Need for new indicators and much better monitoring of cycle / pedestrian use and safety, for travel along and across SRN corridors
- Unfortunately, Cycling UK’s willingness in principle to support the general approach of the DFs is undermined by the lack of evidence that DF schemes have delivered their intended outcomes. Taking the example of the DF for cycling, safety and integration (CSI), National Highways has data on how much money was spent and how many cycling, safety and integration schemes were delivered via the fund. However they have been unable to provide any evidence on whether these schemes actually increased the number of cycling (or indeed walking) movements made along or across the corridors of the SRN, or whether it improved safety for those undertaking these movements.
- This is symptomatic of a wider problem. National Highways (or Highways England) has for years been failing to adopt meaningful indicators for pedestrian and cycle usage and safety, despite being told to do so back in 2014, in DfT’s Performance Specification for RIS1 (see p25, or p26 of the online PDF). At that time, DfT set indicators simply to measure pedestrian and cycle casualty numbers. Cycling UK objected to this, arguing – as DfT had itself acknowledged in its 2009 consultation ‘A Safer Way’ (not available online) – that simple casualty reduction targets can create a “perverse incentive” to reduce cycling and walking, in order to reduce cyclist and pedestrian casualties. ‘A Safer Way’ therefore adopted ‘rate-based’ indicators (i.e. for the risk of a casualty per 100,000 km walked or cycled), in order to incentivise more as well as safer cycling and walking.
- Hence DfT’s Performance Specification for RIS1 accepted that simple casualty reduction targets but required Highways England (as it then was) to develop better indicators during the RIS1 period. Clearly though, setting a rate-based indicator involves having reliable data on walking and cycling usage, as well as pedestrian and cyclist casualties. Yet, during the RIS1 period, Highways England made no efforts to improve its monitoring of cycling and walking activity. Indeed, they only recruited consultants to advise on how the impact of the CSI fund could be monitored about 2 years after starting to spend money from that fund (i.e. too late to be useful). Even then, they failed to act on the consultants’ recommendations.

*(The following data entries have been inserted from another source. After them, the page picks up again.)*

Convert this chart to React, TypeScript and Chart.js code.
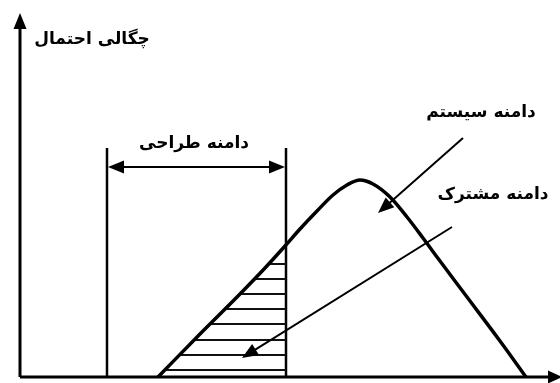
import React, { useEffect, useRef } from "react";
import { Chart, registerables } from "chart.js";

Chart.register(...registerables);

// Curve of the system's probability density (x: quantity, y: density)
const curveX = [138, 180, 220, 245, 265, 280, 297, 313, 327, 340, 353, 370, 387, 403, 417, 447, 480, 506];
const curveY = [0, 43, 83, 109, 131, 148, 166, 182, 192, 197, 193, 180, 160, 139, 120, 80, 36, 0];

// Design range boundaries (x) and the height of the boundary lines
const designRange = [87, 266];
const designLineTop = 229;
const designArrowLevel = 210;

// Hatch levels inside the common range
const hatchLevels = [113, 98, 83, 68, 53, 37, 22, 7];

// Axis extents
const xAxisEnd = 540;
const yAxisEnd = 364;

// Labels
const yAxisLabel = "چگالی احتمال";
const designLabel = "دامنه طراحی";
const systemLabel = "دامنه سیستم";
const commonLabel = "دامنه مشترک";

// Label anchors (centre)
const yAxisLabelPos = [72, 337];
const designLabelPos = [174, 233];
const systemLabelPos = [461, 264];
const commonLabelPos = [473, 182];

// Annotation arrows [fromX, fromY, toX, toY]
const systemArrow = [443, 239, 358, 164];
const commonArrow = [432, 150, 222, 19];

function leftBranchX(level: number): number {
  for (let i = 0; i < curveX.length - 1; i++) {
    const y0 = curveY[i];
    const y1 = curveY[i + 1];
    if (y1 < y0) break;
    if (level >= y0 && level <= y1) {
      const t = (level - y0) / (y1 - y0 || 1);
      return curveX[i] + t * (curveX[i + 1] - curveX[i]);
    }
  }
  return curveX[0];
}

function arrowHead(ctx: CanvasRenderingContext2D, fx: number, fy: number, tx: number, ty: number, len: number, half: number) {
  const a = Math.atan2(ty - fy, tx - fx);
  ctx.beginPath();
  ctx.moveTo(tx, ty);
  ctx.lineTo(tx - len * Math.cos(a) + half * Math.sin(a), ty - len * Math.sin(a) - half * Math.cos(a));
  ctx.lineTo(tx - len * Math.cos(a) - half * Math.sin(a), ty - len * Math.sin(a) + half * Math.cos(a));
  ctx.closePath();
  ctx.fill();
}

export default function App() {
  const ref = useRef<HTMLCanvasElement | null>(null);

  useEffect(() => {
    if (!ref.current) return;
    const black = "#000";

    const hatchSets = hatchLevels.map((lv) => ({
      data: [
        { x: leftBranchX(lv), y: lv },
        { x: designRange[1], y: lv },
      ],
      borderColor: "#111",
      borderWidth: 2,
      pointRadius: 0,
      showLine: true,
      tension: 0,
    }));

    const verticals = designRange.map((x) => ({
      data: [
        { x, y: 0 },
        { x, y: designLineTop },
      ],
      borderColor: black,
      borderWidth: 2.5,
      pointRadius: 0,
      showLine: true,
      tension: 0,
    }));

    const overlay = {
      id: "overlay",
      afterDraw(chart: any) {
        const ctx: CanvasRenderingContext2D = chart.ctx;
        const xs = chart.scales.x;
        const ys = chart.scales.y;
        const px = (v: number) => xs.getPixelForValue(v);
        const py = (v: number) => ys.getPixelForValue(v);
        ctx.save();
        ctx.strokeStyle = black;
        ctx.fillStyle = black;
        ctx.lineCap = "butt";

        // axes
        ctx.lineWidth = 3;
        ctx.beginPath();
        ctx.moveTo(px(0), py(0));
        ctx.lineTo(px(xAxisEnd) - 8, py(0));
        ctx.moveTo(px(0), py(0));
        ctx.lineTo(px(0), py(yAxisEnd) + 8);
        ctx.stroke();
        arrowHead(ctx, px(0), py(0), px(xAxisEnd) + 2, py(0), 14, 6.5);
        arrowHead(ctx, px(0), py(0), px(0), py(yAxisEnd), 16, 6.5);

        // design range double arrow
        const ax0 = px(designRange[0]);
        const ax1 = px(designRange[1]);
        const ay = py(designArrowLevel);
        ctx.lineWidth = 2;
        ctx.beginPath();
        ctx.moveTo(ax0 + 10, ay);
        ctx.lineTo(ax1 - 10, ay);
        ctx.stroke();
        arrowHead(ctx, ax1, ay, ax0 + 1, ay, 16, 6.5);
        arrowHead(ctx, ax0, ay, ax1 - 1, ay, 16, 6.5);

        // annotation arrows
        for (const a of [systemArrow, commonArrow]) {
          const fx = px(a[0]), fy = py(a[1]), tx = px(a[2]), ty = py(a[3]);
          const ang = Math.atan2(ty - fy, tx - fx);
          ctx.lineWidth = 2;
          ctx.beginPath();
          ctx.moveTo(fx, fy);
          ctx.lineTo(tx - 10 * Math.cos(ang), ty - 10 * Math.sin(ang));
          ctx.stroke();
          arrowHead(ctx, fx, fy, tx, ty, 16, 6.5);
        }

        // texts
        ctx.font = "bold 17px 'DejaVu Sans'";
        ctx.textAlign = "center";
        ctx.textBaseline = "middle";
        ctx.direction = "rtl";
        const texts: [string, number[]][] = [
          [yAxisLabel, yAxisLabelPos],
          [designLabel, designLabelPos],
          [systemLabel, systemLabelPos],
          [commonLabel, commonLabelPos],
        ];
        for (const [t, p] of texts) {
          ctx.fillText(t, px(p[0]), py(p[1]));
        }
        ctx.restore();
      },
    };

    const chart = new Chart(ref.current, {
      type: "scatter",
      data: {
        datasets: [
          {
            data: curveX.map((x, i) => ({ x, y: curveY[i] })),
            borderColor: black,
            borderWidth: 3.5,
            pointRadius: 0,
            showLine: true,
            cubicInterpolationMode: "monotone",
          } as any,
          ...hatchSets,
          ...verticals,
        ],
      },
      options: {
        animation: false,
        responsive: false,
        maintainAspectRatio: false,
        layout: { padding: 0 },
        plugins: { legend: { display: false }, tooltip: { enabled: false }, title: { display: false } },
        events: [],
        scales: {
          x: { type: "linear", min: -20, max: 540, display: false },
          y: { type: "linear", min: -6, max: 377, display: false },
        },
      },
      plugins: [overlay],
    });
    return () => chart.destroy();
  }, []);

  return (
    <div style={{ position: "absolute", left: 0, top: 0, width: 560, height: 383, background: "#fff" }}>
      <canvas ref={ref} width={560} height={383} style={{ width: 560, height: 383, display: "block" }} />
    </div>
  );
}
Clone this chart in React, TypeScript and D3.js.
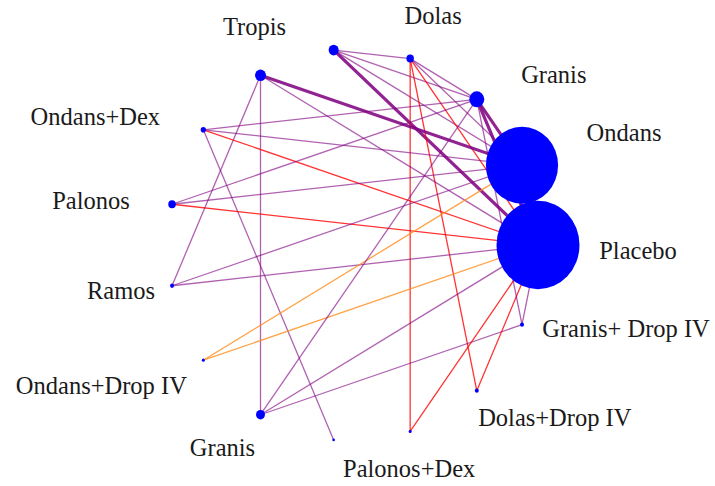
import React from "react";
import * as d3 from "d3";

// ---- data ----
const nodeNames = [
  "Placebo",
  "Ondans",
  "Granis",
  "Dolas",
  "",
  "Tropis",
  "Ondans+Dex",
  "Palonos",
  "Ramos",
  "Ondans+Drop IV",
  "Granis",
  "",
  "Palonos+Dex",
  "Dolas+Drop IV",
  "Granis+ Drop IV",
];
// node sizes (sample-size like values, area ~ value)
const nodeValues = [1720, 1300, 56, 14, 25, 30, 7, 14, 4, 2.3, 20, 1.7, 2.3, 4, 4];

// edges: [source index, target index]
const edgeSource = [4, 4, 4, 4, 3, 3, 3, 3, 3, 2, 2, 5, 5, 5, 5, 6, 6, 6, 6, 7, 7, 7, 8, 8, 9, 9, 10, 10, 10, 12, 13, 14, 14];
const edgeTarget = [3, 2, 1, 0, 2, 1, 12, 13, 0, 1, 0, 1, 0, 10, 8, 2, 1, 0, 11, 2, 1, 0, 1, 0, 1, 0, 2, 0, 14, 0, 0, 0, 2];
// number of studies per comparison
const edgeStudies = [1, 1, 1, 3, 1, 1, 1, 1, 1, 3, 3, 3, 1, 1, 1, 1, 1, 1, 1, 1, 1, 1, 1, 1, 1, 1, 1, 1, 1, 1, 1, 1, 1];
// evidence category per comparison
const edgeGroup = ["p", "p", "p", "p", "p", "p", "r", "r", "r", "p", "p", "p", "p", "p", "p", "p", "p", "r", "p", "p", "p", "r", "p", "p", "o", "o", "p", "p", "p", "r", "r", "p", "p"];

// ---- layout constants ----
const W = 715;
const H = 486;
const CX = 353;
const CY = 245;
const RX = 185;
const RY = 196;
const STRETCH = 1.065;
// label offsets relative to node (dx, dy of text baseline centre)
const labelOffsets: [number, number][] = [
  [100, 14],
  [102, -24],
  [77, -16],
  [23, -35],
  [0, 0],
  [-6, -40],
  [-108, -5],
  [-81, 5],
  [-51, 13],
  [-102, 34],
  [-38, 41],
  [0, 0],
  [-1, 46],
  [78, 35],
  [104, 12],
];

const colorScale = d3
  .scaleOrdinal<string, string>()
  .domain(["p", "r", "o"])
  .range(["#800080", "#ff0000", "#ff8c1a"]);
const baseOpacity = d3
  .scaleOrdinal<string, number>()
  .domain(["p", "r", "o"])
  .range([0.62, 0.8, 0.8]);
const opacityBoost = d3.scaleLinear().domain([1, 3]).range([1, 1.4]);
const widthScale = d3.scaleLinear().domain([1, 3]).range([1.3, 3.2]);
const rScale = d3.scaleSqrt().domain([0, 1720]).range([0, 41.5]);
const angleScale = d3
  .scaleLinear()
  .domain([0, nodeNames.length])
  .range([0, 2 * Math.PI]);

export default function App() {
  const nodes = nodeNames.map((name, i) => {
    const a = angleScale(i);
    return {
      name,
      x: CX + RX * Math.cos(a),
      y: CY - RY * Math.sin(a),
      r: rScale(nodeValues[i]),
    };
  });
  const edges = edgeSource.map((s, i) => ({
    s: nodes[s],
    t: nodes[edgeTarget[i]],
    w: edgeStudies[i],
    g: edgeGroup[i],
  }));
  return (
    <svg
      width={W}
      height={H}
      style={{ position: "absolute", left: 0, top: 0, background: "#fff" }}
    >
      <g>
        {edges.map((e, i) => (
          <line
            key={i}
            x1={e.s.x}
            y1={e.s.y}
            x2={e.t.x}
            y2={e.t.y}
            stroke={colorScale(e.g)}
            strokeOpacity={Math.min(1, baseOpacity(e.g) * opacityBoost(e.w))}
            strokeWidth={widthScale(e.w)}
          />
        ))}
      </g>
      <g>
        {nodes.map((n, i) => (
          <ellipse
            key={i}
            cx={n.x}
            cy={n.y}
            rx={n.r}
            ry={n.r * STRETCH}
            fill="#0000ff"
          />
        ))}
      </g>
      <g
        style={{ fontFamily: "'Liberation Serif', 'DejaVu Serif', serif" }}
        fontSize={24.5}
        fill="#1a1a1a"
        textAnchor="middle"
      >
        {nodes.map((n, i) =>
          n.name ? (
            <text key={i} x={n.x + labelOffsets[i][0]} y={n.y + labelOffsets[i][1]}>
              {n.name}
            </text>
          ) : null
        )}
      </g>
    </svg>
  );
}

- The result was that Highway England was still unable to set meaningful ‘rate-based’ indicators for pedestrian and cyclist usage and safety for RIS2.
- Even now, National Highways has still not developed (let alone allocated budget for) a cycle and pedestrian monitoring programme. Hence there is a growing risk that the problem will recur for a third time in RIS3. We urge the Committee to demand action to avert this situation. It is all the more important if RIS3 is to give higher priority to overcoming the barriers to safe pedestrian and cycle movement, as we hope it will.